There are a number of different ways to pander directly to the person who runs Rosy Overdrive, but one of the most unique ways I’ve encountered would have to be making a three-song EP called Snake Facts where every song title is, indeed, a fact about a snake and the subject matter uses snakes as a jumping-off point for some particularly poignant writing (sample lyric: “Mostly I just want to be left alone / Crawl around in your attic, just waiting to die”). That’s what Katie McTigue, AKA Pacing, did earlier this year, which did indeed get the San Jose-based, Florida-originating singer-songwriter on my radar. Snake Facts also began Tigue’s collaboration with Totally Real Records (Onesie, TIFFY, Snake Lips), the label who is putting out the next Pacing release just a few months later. Real poetry is always about plants and birds and trees and the animals and milk and honey breathing in the pink but real life is behind a screen is the second Pacing full-length, following the 20-minute, 8 song Hatemail “mixtape” last year (and at a dozen songs and nearly reaching the half-hour mark, I don’t think it’d be too out of line to call it a “debut album”).

Real Poetry… is an album well-served by its title, as McTigue’s writing wriggles back and forth between stubbornly conversational and surprisingly poetic throughout its twelve tracks. Musically, McTigue is saddled with the “anti-folk” label, which she’s declined to shake off and embraced to some degree. I certainly would not be surprised to learn that Kimya Dawson was a formative influence on Pacing, but the record’s indie pop structures (while acoustic guitar-based, yes) range from sketched sparsely to keenly orchestrated; I hear the twee-folk of Sidney Gish, the country-rock asides of The Paranoid Style, the DIY showtunes of Smol Data, and the kitchen-sink folk experimentation of Noah Roth throughout Real Poetry… As anyone who’s bought physical Pacing media can attest, McTigue is a multi-disciplinary artist, so to say that her latest album is a “personal” record is to say that questions and musings about art, legitimacy, and presentation of concepts (“real poetry”) float through these songs as much as the typical emotional, interpersonal relationship-based content that gets this tag more frequently.

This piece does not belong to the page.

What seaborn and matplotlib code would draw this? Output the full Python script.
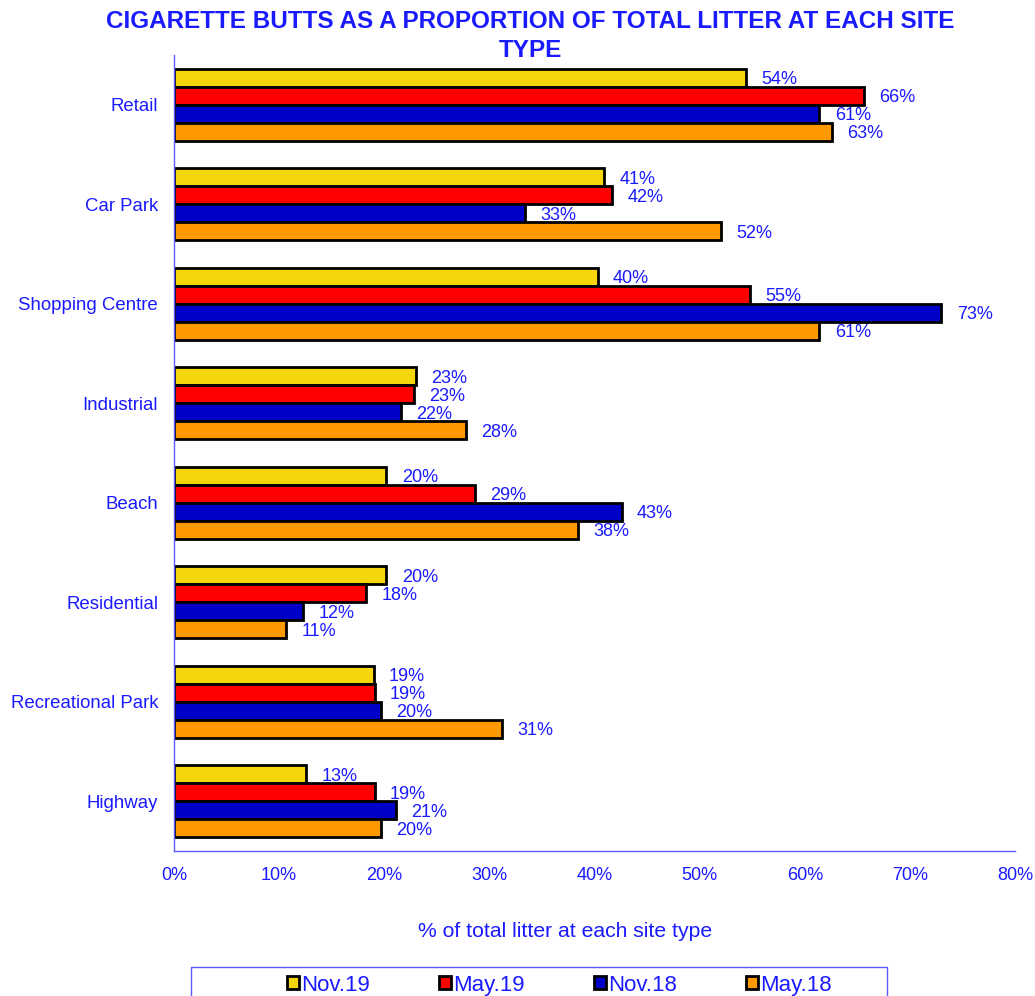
import matplotlib
matplotlib.use("Agg")
import matplotlib.pyplot as plt
import seaborn as sns
import pandas as pd
from matplotlib.patches import Patch, Rectangle
from matplotlib.ticker import PercentFormatter, FixedLocator

categories = ["Retail", "Car Park", "Shopping Centre", "Industrial", "Beach",
              "Residential", "Recreational Park", "Highway"]
series = ["Nov.19", "May.19", "Nov.18", "May.18"]
nov19 = [54.4, 40.9, 40.3, 23.0, 20.2, 20.2, 19.0, 12.6]
may19 = [65.6, 41.7, 54.8, 22.8, 28.6, 18.3, 19.1, 19.1]
nov18 = [61.4, 33.4, 73.0, 21.6, 42.6, 12.3, 19.7, 21.1]
may18 = [62.6, 52.0, 61.4, 27.8, 38.4, 10.7, 31.2, 19.7]
colors = ["#F5D60A", "#FF0000", "#0000C8", "#FF9900"]

values = [nov19, may19, nov18, may18]
rows = []
for s, vals in zip(series, values):
    for c, v in zip(categories, vals):
        rows.append({"site": c, "series": s, "value": v})
df = pd.DataFrame(rows)

sns.set_style("white")
plt.rcParams["font.family"] = ["Liberation Sans", "DejaVu Sans"]
BLUE = "#1a1aff"
AXC = "#5a5aff"

fig = plt.figure(figsize=(10.35, 9.96), dpi=100)
ax = fig.add_axes([174 / 1035, 1 - 851 / 996, (1015 - 174) / 1035, (851 - 55) / 996])

sns.barplot(data=df, y="site", x="value", hue="series", order=categories,
            hue_order=series, palette=colors, orient="h", width=0.72,
            edgecolor="black", linewidth=2, saturation=1, ax=ax, legend=False)

for cont, vals in zip(ax.containers, values):
    texts = ax.bar_label(cont, labels=[f"{v:.0f}%" for v in vals], padding=11,
                         color=BLUE, fontsize=13)
    for t in texts:
        t.xyann = (11, -1.5)

ax.set_xlim(0, 80)
ax.set_ylim(len(categories) - 0.5, -0.5)
ax.xaxis.set_major_formatter(PercentFormatter(xmax=100, decimals=0))
ax.set_xticks(range(0, 81, 10))
ax.set_xlabel("")
ax.set_ylabel("")
ax.yaxis.set_minor_locator(FixedLocator([i - 0.5 for i in range(len(categories) + 1)]))
ax.tick_params(axis="y", which="major", length=0, pad=11.5, labelsize=13.4, labelcolor=BLUE)
ax.tick_params(axis="y", which="minor", length=7, direction="inout", color=AXC, width=1)
ax.tick_params(axis="x", which="major", length=7, direction="inout", color=AXC,
               width=1, pad=8, labelsize=13, labelcolor=BLUE)
for side in ["top", "right"]:
    ax.spines[side].set_visible(False)
for side in ["left", "bottom"]:
    ax.spines[side].set_color(AXC)
    ax.spines[side].set_linewidth(1)

fig.text(530 / 1035, 1 - 36 / 996,
         "CIGARETTE BUTTS AS A PROPORTION OF TOTAL LITTER AT EACH SITE\nTYPE",
         ha="center", va="center", fontsize=17.5, fontweight="bold", color=BLUE,
         linespacing=1.3)
fig.text(565 / 1035, 1 - 931 / 996, "% of total litter at each site type",
         ha="center", va="center", fontsize=15.2, color=BLUE)

fig.add_artist(Rectangle((191 / 1035, -0.05), (887 - 191) / 1035, 0.05 + (996 - 967) / 996,
                         transform=fig.transFigure, facecolor="white",
                         edgecolor=AXC, linewidth=1))

handles = [Patch(facecolor=c, edgecolor="black", linewidth=2) for c in colors]
leg = fig.legend(handles, series, loc="center left", ncol=4,
                 bbox_to_anchor=(287 / 1035, 1 - 985 / 996), frameon=False,
                 fontsize=16, handlelength=0.55, handleheight=0.55, handletextpad=0.1,
                 columnspacing=3.1, borderpad=0.0, borderaxespad=0.0,
                 labelcolor=BLUE)

fig.savefig("out.png", dpi=100)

The way I interpret the album title (which is also the first line of opening track “Bite Me”) is not necessarily a rejection, but a true, open interrogation of the idea it posits about “real poetry” being the domain of “plants and birds and trees” (McTigue references the poem “You Can’t Have It All” by Barbara Ras as inspiration for this on Bandcamp. “I liked the poem, but something about how flowery it is put me into defiance mode,” she writes. “Why are Real Poets [so] obsessed with nature?”). The themes that come up again and again in Real Poetry…–self-referential, recursive, and fourth-wall-agnostic writing, almost ritualistic self-deprecation, emotional and musical whiplash–reflect just how thoroughly Pacing are committed to exploring the reality-curious titular phrase and other, similar questions.

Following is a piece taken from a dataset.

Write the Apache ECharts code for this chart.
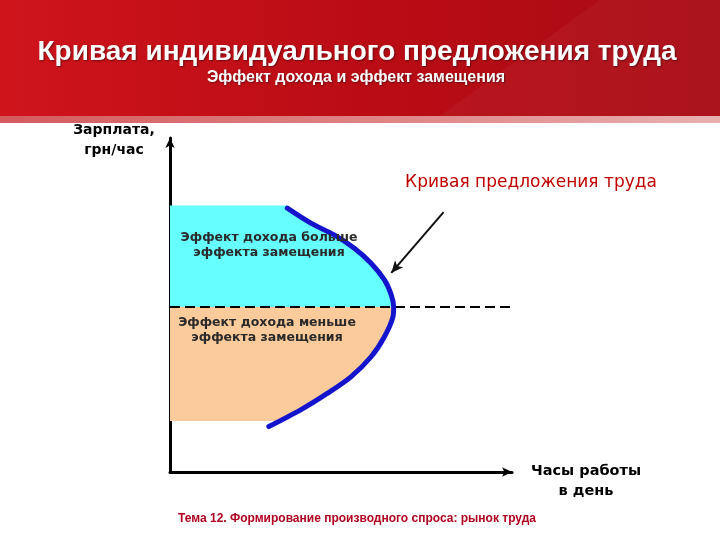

“I Want to Go Outside” and “Live Laugh Love” are, for one thing, two early examples of the musical adventurousness of Pacing, but they’re also populated with lyrics that strike at the heart of the album. “I Want to Go Outside” is a personal look at a reversion to not just nature but the “outside world” more generally (“I might get in a wreck and I’d be paralyzed for the rest of my life, so I’d be stuck in side / Well, I guess that’d be alright,” this is one of the more memorable roadblocks–but hardly the only one–that McTigue discusses here). “Live Laugh Love” is even more of a bullseye, walking the tightrope (or riding the seesaw) between defeatist self-flagellation (“Everything I do is dumb”, “This part of the song is a placeholder / To save myself from saying something stupid”, “This song is dumb”) and defiant defensiveness (“But if you don’t like this song / Why don’t you just rip out my heart?”). The headline-worthy lines in “Live Laugh Love” are all good and I like them, but the most key one to me (and the one that relates a little more directly to the song’s title, I think) is a more subtle one: “It’s too late to be anything but ordinary”.

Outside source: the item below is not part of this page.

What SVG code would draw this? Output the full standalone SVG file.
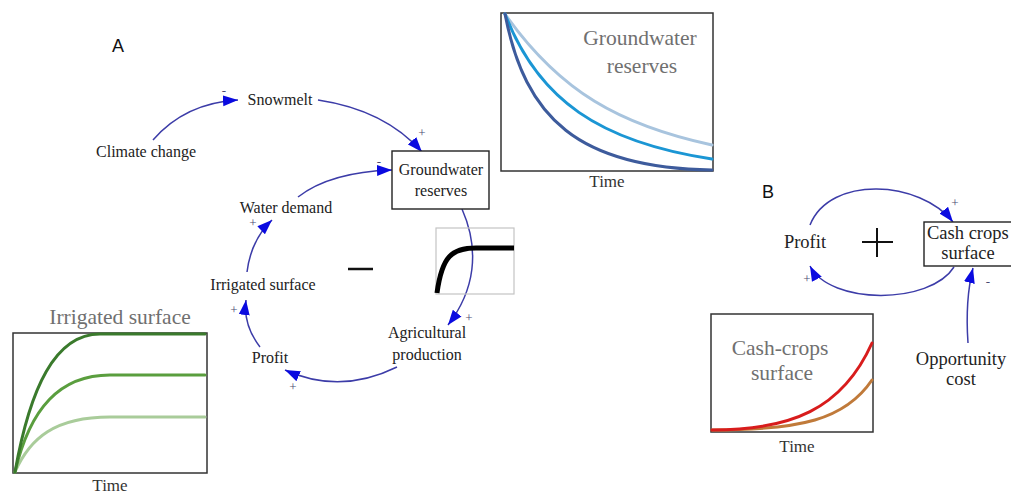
<svg xmlns="http://www.w3.org/2000/svg" width="1011" height="494" viewBox="0 0 1011 494">
<style>
.lbl{font-family:"Liberation Serif","Times New Roman",serif;font-size:16px;fill:#222;}
.lblb{font-family:"Liberation Serif","Times New Roman",serif;font-size:18.5px;fill:#222;}
.ttl{font-family:"Liberation Serif","Times New Roman",serif;font-size:21.5px;fill:#707070;}
.time{font-family:"Liberation Serif","Times New Roman",serif;font-size:17px;fill:#333;}
.pol{font-family:"Liberation Serif","Times New Roman",serif;font-size:13px;fill:#4a4a70;}
.pan{font-family:"Liberation Sans",Arial,sans-serif;font-size:18px;fill:#111;}
.arr{fill:none;stroke:#3c3ca8;stroke-width:1.5;marker-end:url(#ah);}
.frame{fill:#fff;stroke:#333;stroke-width:1.5;}
.node{fill:#fff;stroke:#222;stroke-width:1.4;}
.crv{fill:none;stroke-width:3;stroke-linecap:round;}
</style>
<defs>
<marker id="ah" markerUnits="userSpaceOnUse" markerWidth="17" markerHeight="12" refX="15" refY="6" orient="auto">
<path d="M0,0.5 L15,6 L0,11.5 Z" fill="#0a0ae0"/>
</marker>
</defs>
<rect width="1011" height="494" fill="#fff"/>
<text class="pan" x="112" y="52">A</text>
<text class="pan" x="762" y="198">B</text>

<g id="connectors">
<path class="arr" d="M153,140 Q185,103 238,100"/>
<path class="arr" d="M318,100 Q385,110 422,152"/>
<path class="arr" d="M298,197 Q330,172 392,170"/>
<path class="arr" d="M247,272 Q251,240 272,220"/>
<path class="arr" d="M260,347 Q243,325 246,300"/>
<path class="arr" d="M397,367 Q340,395 285,370"/>
<path class="arr" d="M462,209 C480,250 475,290 448,325"/>
<path class="arr" d="M810,225 C830,175 920,180 953,222"/>
<path class="arr" d="M954,267 C930,305 830,305 810,266"/>
<path class="arr" d="M968,343 Q965,300 973,268"/>
</g>

<g id="polarities">
<text class="pol" x="224" y="95" text-anchor="middle">-</text>
<text class="pol" x="422" y="137" text-anchor="middle">+</text>
<text class="pol" x="379" y="166" text-anchor="middle">-</text>
<text class="pol" x="253" y="227" text-anchor="middle">+</text>
<text class="pol" x="234" y="314" text-anchor="middle">+</text>
<text class="pol" x="293" y="391" text-anchor="middle">+</text>
<text class="pol" x="469" y="322" text-anchor="middle">+</text>
<text class="pol" x="955" y="207" text-anchor="middle">+</text>
<text class="pol" x="807" y="283" text-anchor="middle">+</text>
<text class="pol" x="988" y="286" text-anchor="middle">-</text>
</g>

<g id="loop-signs">
<line x1="348" y1="269" x2="373" y2="269" stroke="#111" stroke-width="2.5"/>
<line x1="862" y1="242" x2="893" y2="242" stroke="#111" stroke-width="2"/>
<line x1="877" y1="228" x2="877" y2="257" stroke="#111" stroke-width="2"/>
</g>

<g id="climate-change"><text class="lbl" x="146" y="157" text-anchor="middle">Climate change</text></g>
<g id="snowmelt"><text class="lbl" x="280" y="105" text-anchor="middle">Snowmelt</text></g>
<g id="groundwater-reserves">
<rect class="node" x="392" y="151" width="97" height="58"/>
<text class="lbl" x="441" y="175" text-anchor="middle">Groundwater</text>
<text class="lbl" x="441" y="196" text-anchor="middle">reserves</text>
</g>
<g id="water-demand"><text class="lbl" x="286" y="213" text-anchor="middle">Water demand</text></g>
<g id="irrigated-surface"><text class="lbl" x="263" y="290" text-anchor="middle">Irrigated surface</text></g>
<g id="profit-a"><text class="lbl" x="270" y="363" text-anchor="middle">Profit</text></g>
<g id="agricultural-production">
<text class="lbl" x="427" y="338" text-anchor="middle">Agricultural</text>
<text class="lbl" x="427" y="360" text-anchor="middle">production</text>
</g>

<g id="saturation-chart">
<rect x="436" y="228" width="78" height="66" fill="none" stroke="#c4c4c4" stroke-width="1.2"/>
<path d="M437,293 C442,256 452,248 476,248 L514,248" fill="none" stroke="#000" stroke-width="5"/>
</g>

<g id="groundwater-chart">
<rect class="frame" x="501" y="13" width="212" height="158"/>
<path class="crv" stroke="#a8c4de" d="M505,14 C560,92 620,125 712,145"/>
<path class="crv" stroke="#1b96d4" d="M505,14 C538,100 600,142 712,159"/>
<path class="crv" stroke="#3d5b9c" d="M505,14 C525,118 578,168 712,170"/>
<text class="ttl" x="640" y="45" text-anchor="middle">Groundwater</text>
<text class="ttl" x="642" y="73" text-anchor="middle">reserves</text>
<text class="time" x="607" y="187" text-anchor="middle">Time</text>
</g>

<g id="irrigated-chart">
<rect class="frame" x="13" y="333" width="194" height="140"/>
<path class="crv" stroke="#a9cc9a" d="M15,472 C30,438 55,417 110,417 L205,417"/>
<path class="crv" stroke="#5a9e3e" d="M15,472 C30,408 60,375 110,375 L205,375"/>
<path class="crv" stroke="#3a7a2c" d="M15,472 C30,388 55,334 100,334 L205,334"/>
<text class="ttl" x="120" y="324" text-anchor="middle">Irrigated surface</text>
<text class="time" x="110" y="491" text-anchor="middle">Time</text>
</g>

<g id="profit-b"><text class="lblb" x="805" y="248" text-anchor="middle">Profit</text></g>
<g id="cash-crops-surface">
<rect class="node" x="924" y="222" width="90" height="44"/>
<text class="lblb" x="927" y="239">Cash crops</text>
<text class="lblb" x="968" y="259" text-anchor="middle">surface</text>
</g>
<g id="opportunity-cost">
<text class="lblb" x="961" y="365" text-anchor="middle">Opportunity</text>
<text class="lblb" x="961" y="385" text-anchor="middle">cost</text>
</g>

<g id="cash-crops-chart">
<rect class="frame" x="711" y="314" width="162" height="118"/>
<path class="crv" stroke="#c07a3a" d="M712,430 C800,430 845,420 872,380"/>
<path class="crv" stroke="#d81c1c" d="M712,430 C790,430 842,410 872,343"/>
<text class="ttl" x="780" y="355" text-anchor="middle">Cash-crops</text>
<text class="ttl" x="782" y="380" text-anchor="middle">surface</text>
<text class="time" x="797" y="452" text-anchor="middle">Time</text>
</g>
</svg>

McTigue follows up “Live Laugh Love” with “Stupid”, a thirty-second acoustic outro reinforcing its title in a way that is definitely overkill (but this is also the point), and when Pacing revisit this seed in the very-real three-minute penultimate track “So Stupid”, there’s a lot of weight added to the title line after McTigue takes a winding highway to get to it. There are plenty of puzzle-piece moments strewn throughout Real Poetry… (I’ll throw some of these out here: “Plastic flowers never fade, but I’m not gonna die in Orangeville,” from “Orangeville”, the various cracks throughout the facade of “Annoying Email”, “None of this counts / In a couple of years, I’m gonna start my life for real,” in “unReal / forReal”) but it’s the title of “So Stupid”, combined with the hanging question at the end of the song, that cements it as the album’s central enigma. It’s a blanket, being “so stupid”–it’s equal parts comforting and obscuring. Kids are stupid, in the same way that fake plastic trees are stupid, talking to yourself is stupid, poetry is stupid, it’s stupid that it’s a hundred and three degrees outside, the infinite, divergent possibilities of the universe are stupid, and the fact that any of us are alive or not alive is stupid. That’s the easy part. But even as Real Poetry… is a record featuring several dispatches from inside this blanket, McTigue’s writing doesn’t stop there. After all, to paraphrase Syndrome from The Incredibles–when everything is stupid, then nothing is.